Dans Les Contes du chat perché, Marcel Aymé fait du coq un animal stupide, vantard et querelleur. Il peut, pour porter ce jugement, s’appuyer sur la langue, puisque l’ancien français coquart, « sot, vaniteux », à l’origine de cocarde, signifiait proprement « qui fait le coq ». Notre animal est remis en place par un cheval qui le traite de petit brimborion. C’est à ce mot, un peu tombé en désuétude, mais qui appartient à une étonnante famille que nous nous intéresserons.
Brimborion désigne ordinairement des petits riens, des colifichets, des bagatelles mais, dans un chapitre de Souvenirs intimes du temps de l’Empire, intitulé « Le Brimborion du Petit Caporal », Émile Marco de Saint-Hilaire signale que les jeunes soldats de Napoléon appelaient aussi petit brimborion, la Légion d’honneur. Les brimborions sont aussi de menues prières que l’on bredouille, ce qui explique l’origine de ce nom. En effet brimborion est une déformation, due à l’influence du nom bribe, du latin ecclésiastique breviarium, désignant le livre liturgique contenant les offices que doivent dire ou lire chaque jour les clercs réguliers ou séculiers de l’Église catholique. Ce bréviaire devait être suffisamment petit pour que les moines des ordres mendiants puissent toujours l’emporter avec eux dans leurs déplacements (breviarium est un dérivé de l’adjectif brevis, « court »). Le bréviaire est en effet, littéralement, un abrégé.

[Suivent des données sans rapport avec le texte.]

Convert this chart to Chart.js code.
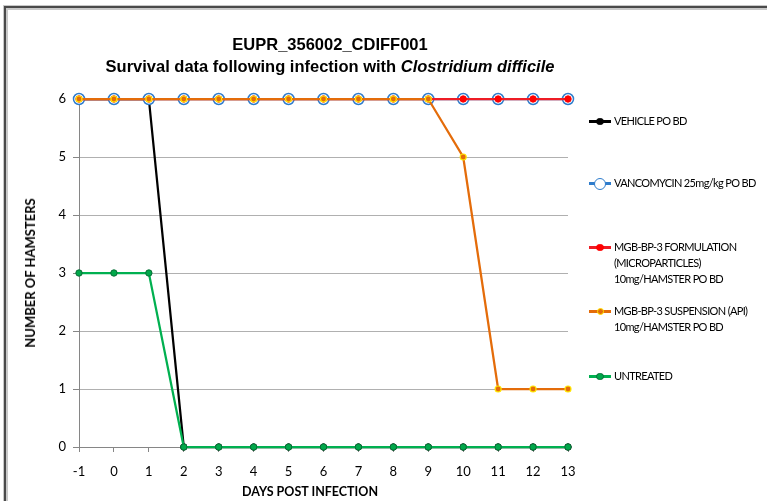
<!DOCTYPE html>
<html>
<head>
<meta charset="utf-8">
<script src="https://cdn.jsdelivr.net/npm/chart.js@4"></script>
<style>
  body { margin: 0; background: #fff; overflow: hidden; }
  #wrap { position: relative; width: 767px; height: 501px; }
  #frame { position: absolute; left: 4px; top: 6px; width: 800px; height: 600px;
    border-top: 2px solid #4a4a4a; border-left: 2px solid #4a4a4a;
    box-shadow: inset 2px 2px 0 #c8c8c8, -1px -1px 0 #c8c8c8; }
  #chart { position: absolute; left: 0; top: 0; }
  .title { position: absolute; left: 0; width: 660px; text-align: center;
    font-family: "Liberation Sans", Arial, sans-serif; font-weight: bold; font-size: 16.5px; color: #000; }
  .ax { position: absolute; font-family: Lato, sans-serif; font-weight: bold; color: #000;
    white-space: nowrap; transform: translate(-50%, -50%); }
  .leg { position: absolute; left: 589px; font-family: Lato, sans-serif; font-size: 11px;
    color: #000; line-height: 16px; letter-spacing: -0.65px; }
  .leg .smp { position: absolute; left: 0; top: 7px; width: 22px; height: 3px; }
  .leg .mk { position: absolute; border-radius: 50%; box-sizing: border-box; }
  .leg .txt { margin-left: 25px; white-space: nowrap; }
</style>
</head>
<body>
<div id="wrap">
  <div id="frame"></div>
  <canvas id="chart" width="767" height="501"></canvas>
  <div class="title" style="top:35px">EUPR_356002_CDIFF001</div>
  <div class="title" style="top:57px">Survival data following infection with <i>Clostridium difficile</i></div>
  <div class="ax" style="left:30px;top:273px;font-size:13px;transform:translate(-50%,-50%) rotate(-90deg)">NUMBER OF HAMSTERS</div>
  <div class="ax" style="left:310px;top:491px;font-size:12.5px">DAYS POST INFECTION</div>
  <div id="legend"></div>
</div>
<script>
// Días post infección
const dias = ['-1', '0', '1', '2', '3', '4', '5', '6', '7', '8', '9', '10', '11', '12', '13']

// Número de hámsters por grupo
const vehicle = [6, 6, 6, 0, 0, 0, 0, 0, 0, 0, 0, 0, 0, 0, 0]
const vancomycin = [6, 6, 6, 6, 6, 6, 6, 6, 6, 6, 6, 6, 6, 6, 6]
const formulacion = [6, 6, 6, 6, 6, 6, 6, 6, 6, 6, 6, 6, 6, 6, 6]
const suspension = [6, 6, 6, 6, 6, 6, 6, 6, 6, 6, 6, 5, 1, 1, 1]
const untreated = [3, 3, 3, 0, 0, 0, 0, 0, 0, 0, 0, 0, 0, 0, 0]

const y_ticks = [0, 1, 2, 3, 4, 5, 6]

const series = [
  { label: 'VEHICLE PO BD', data: vehicle, line: '#000000', fill: '#000000', border: '#000000', r: 3.2, bw: 1, order: 4, top: 113 },
  { label: 'VANCOMYCIN 25mg/kg PO BD', data: vancomycin, line: '#2e7ccc', fill: '#ffffff', border: '#2e7ccc', r: 5.5, bw: 1.5, order: 3, top: 175 },
  { label: 'MGB-BP-3 FORMULATION<br>(MICROPARTICLES)<br>10mg/HAMSTER PO BD', data: formulacion, line: '#ee1c25', fill: '#ff0000', border: '#ff0000', r: 3.2, bw: 1, order: 2, top: 239 },
  { label: 'MGB-BP-3 SUSPENSION (API)<br>10mg/HAMSTER PO BD', data: suspension, line: '#e46c0a', fill: '#e46c0a', border: '#ffe600', r: 3, bw: 1.2, order: 1, top: 303 },
  { label: 'UNTREATED', data: untreated, line: '#00b050', fill: '#00a84a', border: '#0a6e38', r: 3.2, bw: 1, order: 0, top: 368 },
]

// Leyenda armada a mano en HTML (texto en varias líneas)
const legend = document.getElementById('legend')
for (let s of series) {
  const d = document.createElement('div')
  d.className = 'leg'
  d.style.top = s.top + 'px'
  const size = s.r * 2 + 1
  d.innerHTML = `<div class="smp" style="background:${s.line}"></div>` +
    `<div class="mk" style="left:${11 - size / 2}px;top:${8.5 - size / 2}px;width:${size}px;height:${size}px;` +
    `background:${s.fill};border:${s.bw}px solid ${s.border}"></div>` +
    `<div class="txt">${s.label}</div>`
  legend.appendChild(d)
}

const gris_eje = '#868686'
const gris_grilla = '#b0b0b0'

new Chart(document.getElementById('chart'), {
  type: 'line',
  data: {
    labels: dias,
    datasets: series.map(s => ({
      label: s.label,
      data: s.data,
      borderColor: s.line,
      borderWidth: 2.25,
      pointBackgroundColor: s.fill,
      pointBorderColor: s.border,
      pointBorderWidth: s.bw,
      pointRadius: s.r,
      pointHoverRadius: s.r,
      order: s.order,
      tension: 0,
      clip: false
    }))
  },
  options: {
    responsive: false,
    animation: false,
    events: [],
    layout: { padding: { left: 20, top: 99, right: 199, bottom: 0 } },
    plugins: {
      legend: { display: false },
      title: { display: false },
      tooltip: { enabled: false }
    },
    scales: {
      x: {
        type: 'category',
        offset: false,
        grid: { drawOnChartArea: false, drawTicks: true, tickLength: 5, color: gris_eje },
        border: { color: gris_eje, width: 1 },
        ticks: { color: '#000', font: { family: 'Lato', size: 13 }, padding: 12, maxRotation: 0 },
        afterFit: (scale) => { scale.height = 54 }
      },
      y: {
        min: 0,
        max: 6,
        afterBuildTicks: (scale) => { scale.ticks = y_ticks.map(v => ({ value: v })) },
        grid: { color: gris_grilla, tickColor: gris_eje, tickLength: 6, lineWidth: 1 },
        border: { color: gris_eje, width: 1 },
        ticks: { color: '#000', font: { family: 'Lato', size: 13 }, padding: 7 },
        afterFit: (scale) => { scale.width = 59 }
      }
    }
  }
})
</script>
</body>
</html>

Ce terme appartient spécifiquement à l’Église romaine. L’Église grecque orthodoxe nomme son équivalent, en insistant non sur sa taille mais sur le fait qu’on l’emporte partout, sunekdêmos, proprement « compagnon d’exil, compagnon de voyage », tandis que, dans l’Église orthodoxe russe, l’équivalent du bréviaire est appelé spoutnik, nom qui a d’abord eu, lui aussi, le sens de « compagnon de voyage », et auquel on a ajouté ensuite celui de « satellite ».
Revenons à notre Bréviaire, qui est donc tiré de brevis. Cet adjectif a donné d’autres noms : le bref, qui désigne à la fois une lettre pontificale, de moindre importance qu’une bulle et concernant des affaires privées, et le livret écrit en abréviations indiquant les rubriques du bréviaire pour chaque jour. C’est aussi de brevis qu’est tiré l’adjectif homonyme bref. Ce dernier s’est d’abord rencontré sous la forme brief, comme en témoignent les dérivés brièvement et brièveté. C’est sous cette forme que l’anglais nous l’a emprunté, avant d’en tirer le nom briefing. L’allemand, lui, en a fait le nom Briefe, « lettre, missive ».
Pour conclure, rappelons que, si en latin classique le superlatif de brevis est brevissimus, il y eut aussi une forme vite abandonnée, brevimus, contractée en brumus. On la trouvait associée au nom féminin dies, « jour », dans l’expression dies bruma simplifiée en bruma, qui désignait le jour le plus court de l’année, le solstice d’hiver. Par extension, bruma s’est aussi employé au sens d’« hiver », et c’est de ce bruma qu’est tiré le français brume, qui a d’abord désigné la période hivernale avant de prendre le sens du phénomène météorologique qui semblait le mieux la caractériser.